Scarpia? He was Željko Lučić, the veteran Serb. For years, I have called him “savvy” and “canny.” He is. He is also a very good singer, simply in pure singing terms. As Scarpia, he was brutish and tyrannical, sure. But he was also sly, aristocratic, seductive. He got every aspect of the character’s villainy.
Before I get to the conducting, let me mention a singer in a small role: Patrick Carfizzi as the Sacristan. This is mainly a comic role, and Carfizzi was duly comic. But he could not disguise the fact that he owns a beautiful bass-baritone or the fact that he sings well.
In the pit was the Met’s music director, Yannick Nézet-Séguin. He had an outstanding night on Monday in Verdi’s Don Carlos; he had another one last night in Tosca. The structure and momentum of the opera were in his hands. The score had its beauty, horror, and tragedy. The story was told through the playing, as well as the singing and acting. Let me provide a few details.

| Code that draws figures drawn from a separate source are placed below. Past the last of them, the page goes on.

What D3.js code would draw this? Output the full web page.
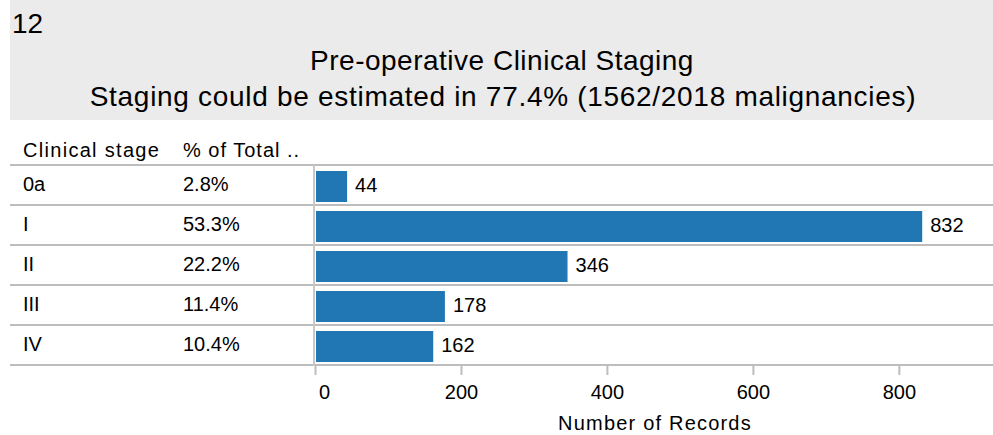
<!DOCTYPE html>
<html><head>
<meta charset="utf-8">
<script src="https://cdnjs.cloudflare.com/ajax/libs/d3/7.8.5/d3.min.js"></script>
<style>
body { margin: 0; background: #fff; }
text { font-family: "Liberation Sans", Arial, sans-serif; fill: #000; }
</style>
</head>
<body>
<svg id="chart" width="993" height="435"></svg>
<script>
var stages = ["0a", "I", "II", "III", "IV"];
var records = [44, 832, 346, 178, 162];
var pctTotal = ["2.8%", "53.3%", "22.2%", "11.4%", "10.4%"];
var xTicks = [0, 200, 400, 600, 800];

var svg = d3.select("#chart");

// header band
svg.append("rect").attr("x", 10).attr("y", 0).attr("width", 983).attr("height", 120).attr("fill", "#ebebec");
svg.append("text").attr("x", 12).attr("y", 33).attr("font-size", 28).text("12");
svg.append("text").attr("x", 502).attr("y", 70).attr("text-anchor", "middle").attr("font-size", 28)
  .attr("letter-spacing", 0.5).text("Pre-operative Clinical Staging");
svg.append("text").attr("x", 503).attr("y", 106).attr("text-anchor", "middle").attr("font-size", 28)
  .attr("letter-spacing", 0.7).text("Staging could be estimated in 77.4% (1562/2018 malignancies)");

// column headers
svg.append("text").attr("x", 23).attr("y", 157).attr("font-size", 20).attr("letter-spacing", 1.3).text("Clinical stage");
svg.append("text").attr("x", 183).attr("y", 157).attr("font-size", 20).attr("letter-spacing", 1.0).text("% of Total ..");

var x = d3.scaleLinear().domain([0, 929]).range([315, 993]);
var rows = d3.scaleBand().domain(stages).range([165, 365]);

// row separators
svg.selectAll(".sep").data(stages.concat(["end"])).enter().append("line")
  .attr("x1", 10).attr("x2", 993)
  .attr("y1", function(d, i) { return 165 + i * rows.bandwidth(); })
  .attr("y2", function(d, i) { return 165 + i * rows.bandwidth(); })
  .attr("stroke", "#bdbdbd").attr("stroke-width", 2);

svg.append("line").attr("x1", 314).attr("x2", 314).attr("y1", 165).attr("y2", 366)
  .attr("stroke", "#c8c8c8").attr("stroke-width", 2);

// row labels
svg.selectAll(".stage").data(stages).enter().append("text")
  .attr("x", 23).attr("y", function(d) { return rows(d) + rows.bandwidth() / 2 + 6; })
  .attr("font-size", 20).text(function(d) { return d; });
svg.selectAll(".pct").data(stages).enter().append("text")
  .attr("x", 183).attr("y", function(d) { return rows(d) + rows.bandwidth() / 2 + 6; })
  .attr("font-size", 20).text(function(d, i) { return pctTotal[i]; });

// bars
svg.selectAll(".bar").data(records).enter().append("rect")
  .attr("x", x(0) + 1)
  .attr("y", function(d, i) { return rows(stages[i]) + 6; })
  .attr("width", function(d) { return x(d) - x(0) - 1; })
  .attr("height", rows.bandwidth() * 0.775)
  .attr("fill", "#2077b4");
svg.selectAll(".val").data(records).enter().append("text")
  .attr("x", function(d) { return x(d) + 8; })
  .attr("y", function(d, i) { return rows(stages[i]) + rows.bandwidth() / 2 + 7; })
  .attr("font-size", 20).text(function(d) { return d; });

// axis
var axis = svg.append("g").attr("transform", "translate(0,365)")
  .call(d3.axisBottom(x).tickValues(xTicks).tickSize(10).tickPadding(10));
axis.select(".domain").remove();
axis.selectAll(".tick line").attr("stroke", "#bdbdbd").attr("stroke-width", 2);
axis.selectAll(".tick text").attr("font-size", 20).attr("fill", "#000")
  .attr("font-family", "Liberation Sans, Arial, sans-serif")
  .attr("dx", function(d) { return d === 0 ? 9 : 0; });

svg.append("text").attr("x", 655).attr("y", 430).attr("text-anchor", "middle").attr("font-size", 20)
  .attr("letter-spacing", 1.2).text("Number of Records");
</script>
</body></html>
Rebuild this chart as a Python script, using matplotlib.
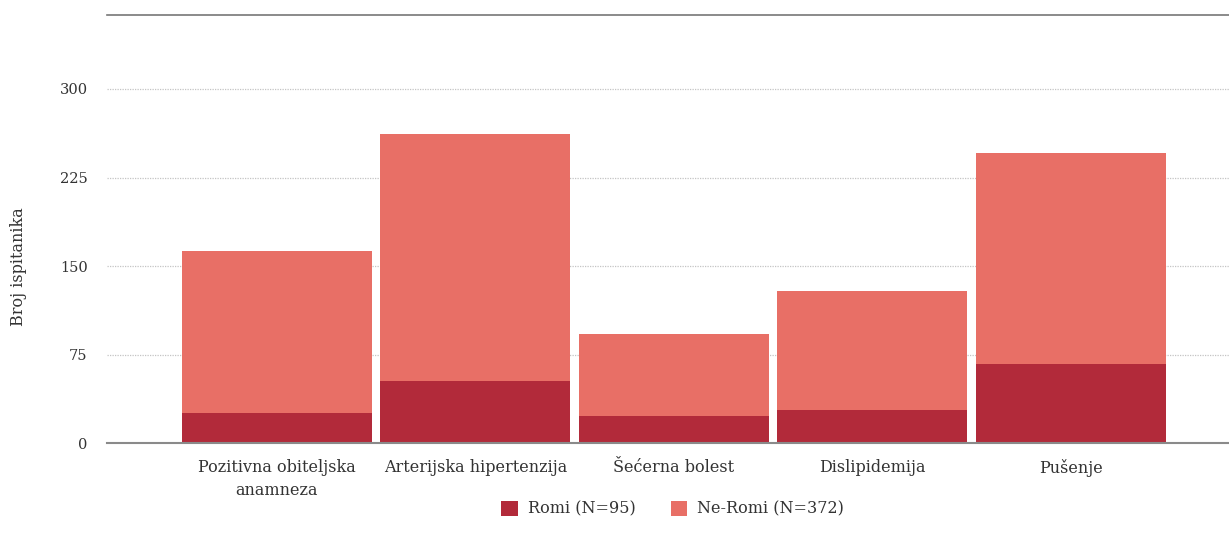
import numpy as np
import matplotlib.pyplot as plt

# Data
categories = ["Pozitivna obiteljska\nanamneza", "Arterijska hipertenzija", "Šećerna bolest",
              "Dislipidemija", "Pušenje"]
romi = [26, 53, 23, 28, 67]
ne_romi = [137, 209, 70, 101, 179]
series_labels = ["Romi (N=95)", "Ne-Romi (N=372)"]
y_ticks = [0, 75, 150, 225, 300]

plt.rcParams['font.family'] = ['DejaVu Serif']

fig = plt.figure(figsize=(12.29, 5.36), dpi=100)
ax = fig.add_axes([0.0871, 0.1726, 0.9129, 0.7994])

x = np.arange(len(categories))
bar_width = 0.957
dark = "#B22A3A"
light = "#E86F66"

ax.bar(x, romi, width=bar_width, color=dark, label=series_labels[0], zorder=2)
ax.bar(x, ne_romi, width=bar_width, bottom=romi, color=light, label=series_labels[1], zorder=2)

ax.set_xlim(-0.856, 4.796)
ax.set_ylim(0, 362.6)
ax.set_yticks(y_ticks)
ax.set_yticklabels([str(v) for v in y_ticks], fontsize=10.5, color="#333333")
ax.set_xticks(x)
ax.set_xticklabels(categories, fontsize=11.5, color="#333333", linespacing=1.5)
ax.tick_params(axis="y", length=0, pad=14)
ax.tick_params(axis="x", length=0, pad=11)

ax.yaxis.grid(True, linestyle=(0, (1, 1)), color="#c4c4c4", linewidth=0.9, zorder=0)
ax.set_axisbelow(True)

for side in ["left", "right"]:
    ax.spines[side].set_visible(False)
ax.spines["bottom"].set_color("#8a8a8a")
ax.spines["bottom"].set_linewidth(1.5)
ax.spines["bottom"].set_zorder(3)
ax.spines["top"].set_color("#777777")
ax.spines["top"].set_linewidth(1.2)

fig.text(0.015, 0.502, "Broj ispitanika", rotation=90, fontsize=11.5, color="#333333",
         ha="center", va="center")

ax.legend(loc="upper center", bbox_to_anchor=(0.504, -0.10), ncol=2, frameon=False,
          fontsize=11.5, handlelength=1.05, handleheight=1.1, columnspacing=2.2,
          handletextpad=0.6, labelcolor="#333333")

fig.savefig("out.png", dpi=100)
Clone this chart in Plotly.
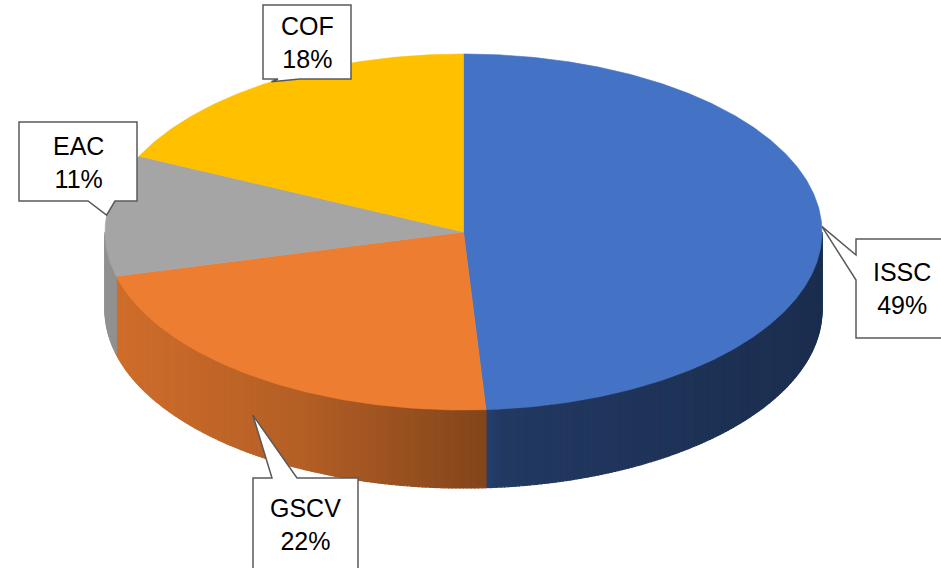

Scarpia’s entrance music was fabulous. In the torture scene, you heard what I can only call violent grandeur. The legato under the voice in “Vissi d’arte” was exemplary. When Scarpia offered Tosca a sip of Spanish wine, you heard that evil charm in the orchestra. And, you know? The last note of the opera can be held too long. Nézet-Séguin cut it off just as one should.
The production is that of 2017 by Sir David McVicar. The production of Don Carlos, seen on Monday, is a new one by Sir David. Each production serves the opera, which may seem like a low bar but which is, in my estimation, very high. When you have seen this McVicar Tosca—you have seen a Tosca. A real one.
Can you see Tosca again, if you’re a veteran operagoer and have seen it a thousand times? Oh, yes. That’s one definition of a masterpiece: it is unstaling. And when the performance is a good one—all the better.